How to Choose Your Niche

  • Start with your genuine interests. You’ll be designing in this niche for months or years; burnout happens fast if you don’t care about the topic. Do you actually enjoy wedding design, or would you rather design for pet owners?
  • Identify existing customer passion. Look for communities that actively seek cards online. Are there Facebook groups, subreddits, or Instagram hashtags where your potential customers gather? High engagement signals demand.
  • Check for pricing room. Can you charge enough to make it worthwhile? Research what similar cards sell for. If the ceiling is $2 per card, you’ll need high volume to make real money.
  • Assess your competition honestly.
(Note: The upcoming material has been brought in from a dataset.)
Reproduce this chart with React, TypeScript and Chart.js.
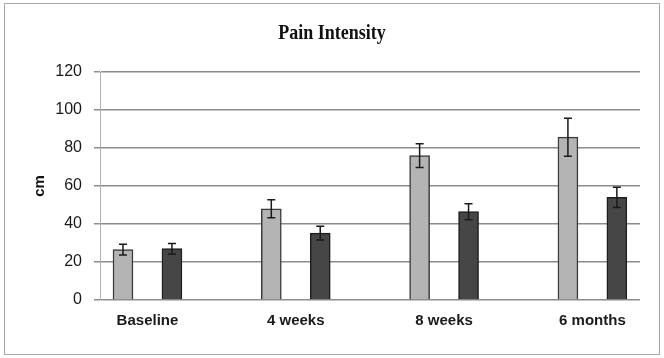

An underserved niche has fewer competitors. A crowded niche means you need a clear differentiator—better design, faster turnaround, lower prices, or a sub-niche within the niche.
  • Test before going all-in. Create 5–10 designs in your chosen niche and spend $50–$100 marketing them. See what sells and what feedback you get before fully committing.
  • Consider income potential realistically. Small niches build loyal audiences but may cap out at $300–$500 monthly. Larger niches (corporate, weddings, holiday) can support full-time income but have more competition.

Starting General vs Starting Niche

For greeting card businesses specifically, starting with a clear niche works better than starting general. A generalist card designer competes against every other card designer, struggles to build a recognizable brand, and has no clear message for marketing. A card designer specializing in eco-friendly wedding stationery or grief-sensitive sympathy cards has a distinct identity customers can remember and recommend. Your first 3–6 months should be spent validating whether your chosen niche actually has paying customers, then doubling down on what works.

That said, you don’t need perfect clarity from day one. Many successful card designers start with two complementary niches (wedding cards + stationery, or pet cards + birthday cards) to test the market, then eliminate whichever one underperforms. The goal is to narrow focus within the first year as you gather real data about what sells and what you enjoy creating.